Few have had outbreaks, which are declared by a health unit in Ontario when there's a reasonable chance someone who has tested positive caught COVID-19 during a school activity.

Distancing and isolating

The novel coronavirus primarily spreads through droplets when an infected person coughs, sneezes, breathes or speaks onto someone or something. These droplets can hang in the air.

People can be contagious without symptoms.

This means people should take precautions such as staying home when sick, keeping hands and frequently touched surfaces clean, socializing outdoors as much as possible and maintaining distance from anyone they don't live with — even with a mask on.

WATCH | More research on COVID-19 'long-haulers':

Ontario has abandoned its concept of social circles.

Masks are mandatory in indoor public settings in Ontario and Quebec and should be worn outdoors when people can't distance from others. Three-layer non-medical masks with a filter are recommended.

Anyone with COVID-19 symptoms should self-isolate, as should those who've been ordered to do so by their local public health unit. The duration depends on the circumstances in both Ontario and Quebec.

Health Canada recommends older adults and people with underlying medical conditions and/or weakened immune systems stay home as much as possible.

Anyone who has travelled recently outside Canada must go straight home and stay there for 14 days.

What are the symptoms of COVID-19?

COVID-19 can range from a cold-like illness to a severe lung infection, with common symptoms including fever, a cough, vomiting and the loss of taste or smell.

Less common symptoms include chills, headaches and pink eye. Children can develop a rash.

If you have severe symptoms, call 911.

Mental health can also be affected by the pandemic and resources are available to help.

Where to get tested

In eastern Ontario:

Anyone seeking a test should book an appointment.

Ontario recommends only getting tested if you have symptoms, or if you've been told to by your health unit or the province.

People without symptoms, but who are part of the province's targeted testing strategy, can make an appointment at select pharmacies.

Ottawa has nine permanent test sites, with mobile sites wherever demand is particularly high.

Andrew Lee/CBC
Andrew Lee/CBC

Kingston's test site is at the Beechgrove Complex. The area's other site is in Napanee.

People can arrange a test in Bancroft and Picton by calling the centre or Belleville and Trenton online.

The Eastern Ontario Health Unit has sites in Alexandria, Cornwall, Hawkesbury, Limoges, Rockland and Winchester.
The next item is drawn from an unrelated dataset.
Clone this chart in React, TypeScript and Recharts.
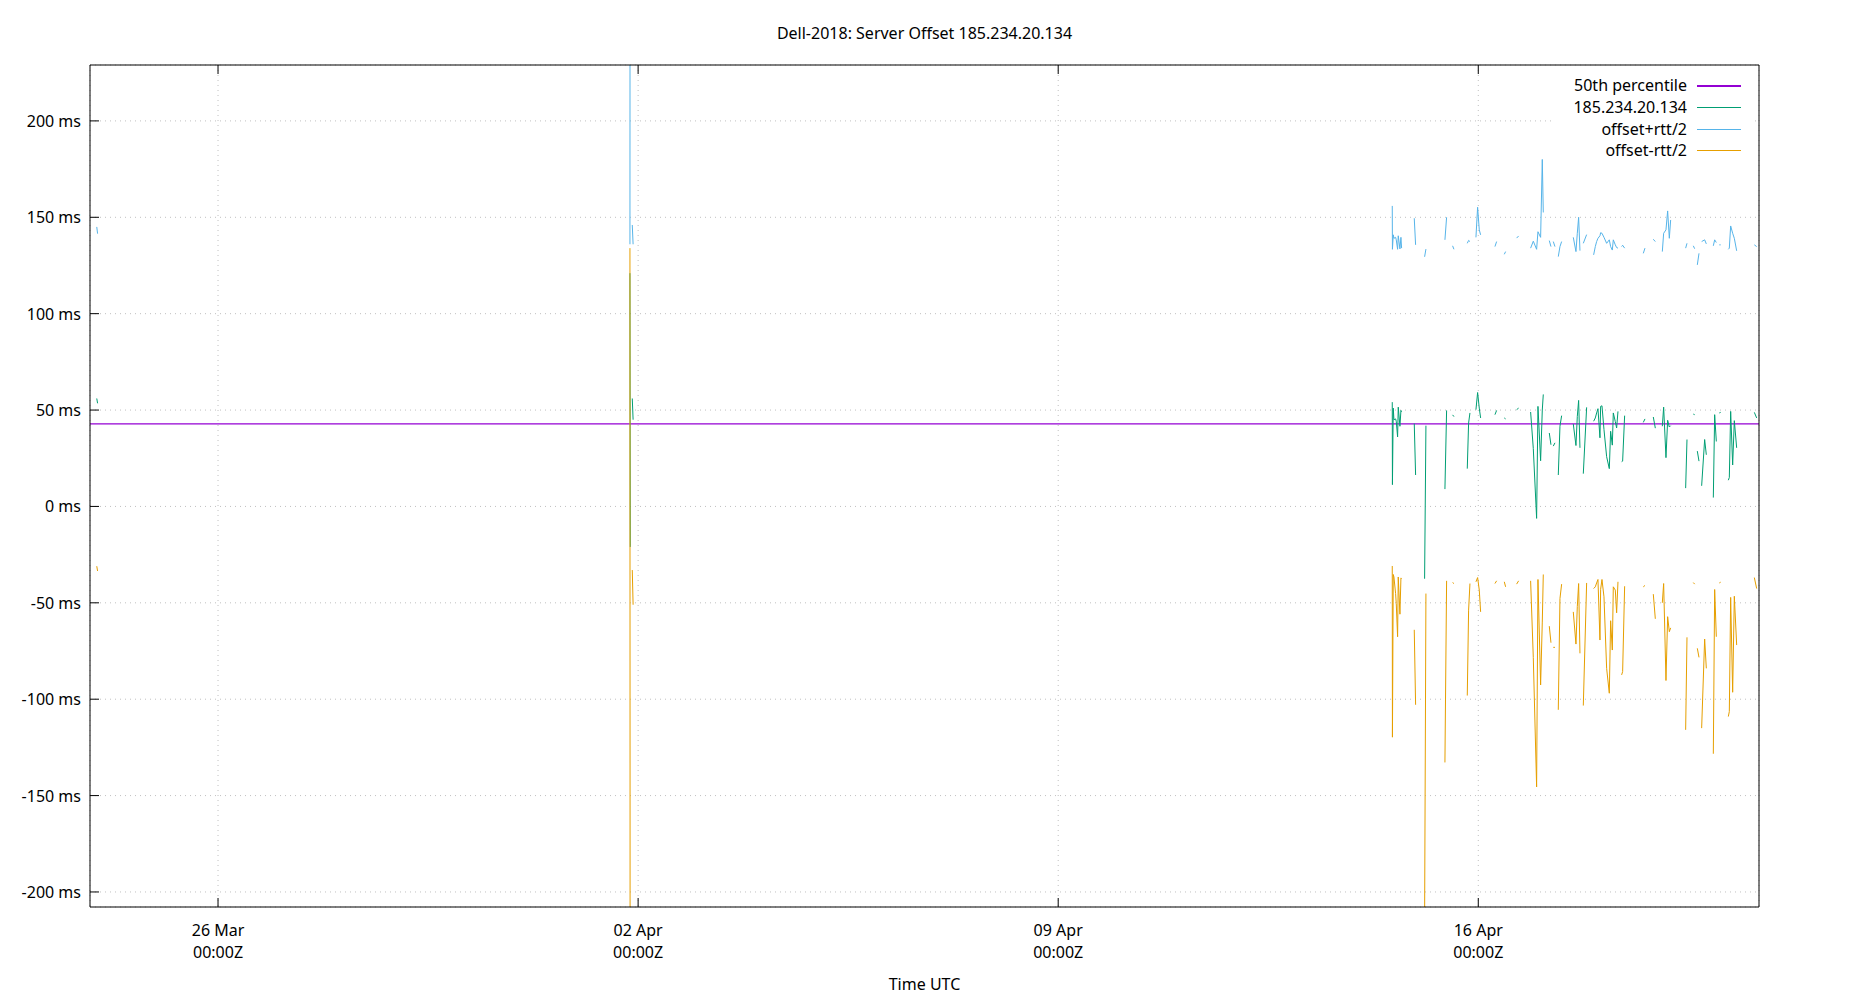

The Leeds, Grenville and Lanark health unit has permanent sites in Almonte, Brockville, Kemptville and Smiths Falls and a mobile test site visiting smaller communities.
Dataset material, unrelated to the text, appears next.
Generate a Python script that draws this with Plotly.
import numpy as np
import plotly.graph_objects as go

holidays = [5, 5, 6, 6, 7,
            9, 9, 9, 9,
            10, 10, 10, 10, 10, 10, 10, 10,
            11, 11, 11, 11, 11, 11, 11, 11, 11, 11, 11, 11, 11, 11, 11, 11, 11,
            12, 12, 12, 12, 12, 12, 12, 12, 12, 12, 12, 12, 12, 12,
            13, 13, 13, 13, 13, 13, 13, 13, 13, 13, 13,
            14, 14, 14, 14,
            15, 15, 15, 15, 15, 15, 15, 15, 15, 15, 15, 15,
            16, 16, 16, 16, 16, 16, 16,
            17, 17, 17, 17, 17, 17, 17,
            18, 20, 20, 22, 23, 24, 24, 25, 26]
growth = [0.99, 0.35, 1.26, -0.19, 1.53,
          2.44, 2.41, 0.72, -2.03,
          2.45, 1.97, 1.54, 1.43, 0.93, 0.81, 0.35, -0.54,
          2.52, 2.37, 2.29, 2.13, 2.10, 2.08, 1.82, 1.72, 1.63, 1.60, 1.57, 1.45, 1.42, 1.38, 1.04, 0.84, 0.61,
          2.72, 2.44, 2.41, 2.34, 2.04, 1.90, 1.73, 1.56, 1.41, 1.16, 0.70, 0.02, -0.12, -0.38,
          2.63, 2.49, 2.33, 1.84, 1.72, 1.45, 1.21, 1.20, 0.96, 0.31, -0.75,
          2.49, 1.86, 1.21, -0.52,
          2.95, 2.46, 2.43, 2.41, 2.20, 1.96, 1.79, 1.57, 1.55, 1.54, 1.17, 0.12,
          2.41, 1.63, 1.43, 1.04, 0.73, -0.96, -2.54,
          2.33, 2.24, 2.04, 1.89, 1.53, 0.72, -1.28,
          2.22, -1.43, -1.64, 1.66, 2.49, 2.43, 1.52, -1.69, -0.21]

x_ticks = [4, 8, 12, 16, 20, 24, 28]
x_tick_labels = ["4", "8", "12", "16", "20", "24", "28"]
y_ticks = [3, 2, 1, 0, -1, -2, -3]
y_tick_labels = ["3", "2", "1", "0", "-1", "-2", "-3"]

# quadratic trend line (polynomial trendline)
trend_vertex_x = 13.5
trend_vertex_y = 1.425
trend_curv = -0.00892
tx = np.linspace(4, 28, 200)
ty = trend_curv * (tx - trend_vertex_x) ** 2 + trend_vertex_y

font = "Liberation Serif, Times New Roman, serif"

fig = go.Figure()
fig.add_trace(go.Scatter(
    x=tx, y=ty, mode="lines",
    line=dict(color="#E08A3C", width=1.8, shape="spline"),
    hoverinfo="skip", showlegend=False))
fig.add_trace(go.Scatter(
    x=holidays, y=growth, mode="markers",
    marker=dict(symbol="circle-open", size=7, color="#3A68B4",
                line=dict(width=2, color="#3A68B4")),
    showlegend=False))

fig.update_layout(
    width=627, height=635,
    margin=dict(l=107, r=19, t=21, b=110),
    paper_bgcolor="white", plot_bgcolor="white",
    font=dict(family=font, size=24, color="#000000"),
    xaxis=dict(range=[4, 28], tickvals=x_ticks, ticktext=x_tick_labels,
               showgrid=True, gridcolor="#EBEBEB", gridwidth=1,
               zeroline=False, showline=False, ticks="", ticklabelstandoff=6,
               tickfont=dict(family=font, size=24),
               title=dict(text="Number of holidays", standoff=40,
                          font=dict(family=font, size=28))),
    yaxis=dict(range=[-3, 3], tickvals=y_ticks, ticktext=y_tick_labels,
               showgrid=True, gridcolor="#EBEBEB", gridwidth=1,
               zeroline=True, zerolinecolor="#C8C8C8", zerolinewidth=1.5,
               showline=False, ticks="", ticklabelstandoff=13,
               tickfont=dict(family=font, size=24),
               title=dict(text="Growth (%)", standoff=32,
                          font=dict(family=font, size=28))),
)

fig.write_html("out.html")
Renfrew County residents should call their family doctor or 1-844-727-6404 for a test or with questions, COVID-19-related or not. Test clinic locations are posted weekly.

In western Quebec:

Tests are strongly recommended for people with symptoms or who have been in contact with someone with symptoms.

Outaouais residents can make an appointment in Gatineau seven days a week at 135 blvd. Saint-Raymond or 617 avenue Buckingham.

They can now check the approximate wait time for the Saint-Raymond site.

There are recurring clinics by appointment in communities such as Gracefield, Val-des-Monts and Fort-Coulonge.

Call 1-877-644-4545 with questions, including if walk-in testing is available nearby.

First Nations, Inuit and Métis:

Akwesasne had its most known COVID-19 cases of the pandemic in November. Its council is asking residents to avoid unnecessary travel and its curfew from 11 p.m. to 5 a.m. is back.

Akwesasne schools and its Tsi Snaihne Child Care Centre are temporarily closed to in-person learning. It has a COVID-19 test site available by appointment only.

Anyone returning to the community on the Canadian side of the international border who's been farther than 160 kilometres away — or visited Montreal — for non-essential reasons is asked to self-isolate for 14 days.

The Mohawks of the Bay of Quinte had its first confirmed case last month.

People in Pikwakanagan can book a COVID-19 test by calling 613-625-2259.

Anyone in Tyendinaga who's interested in a test can call 613-967-3603.

Inuit in Ottawa can call the Akausivik Inuit Family Health Team at 613-740-0999 for service, including testing, in Inuktitut or English on weekdays.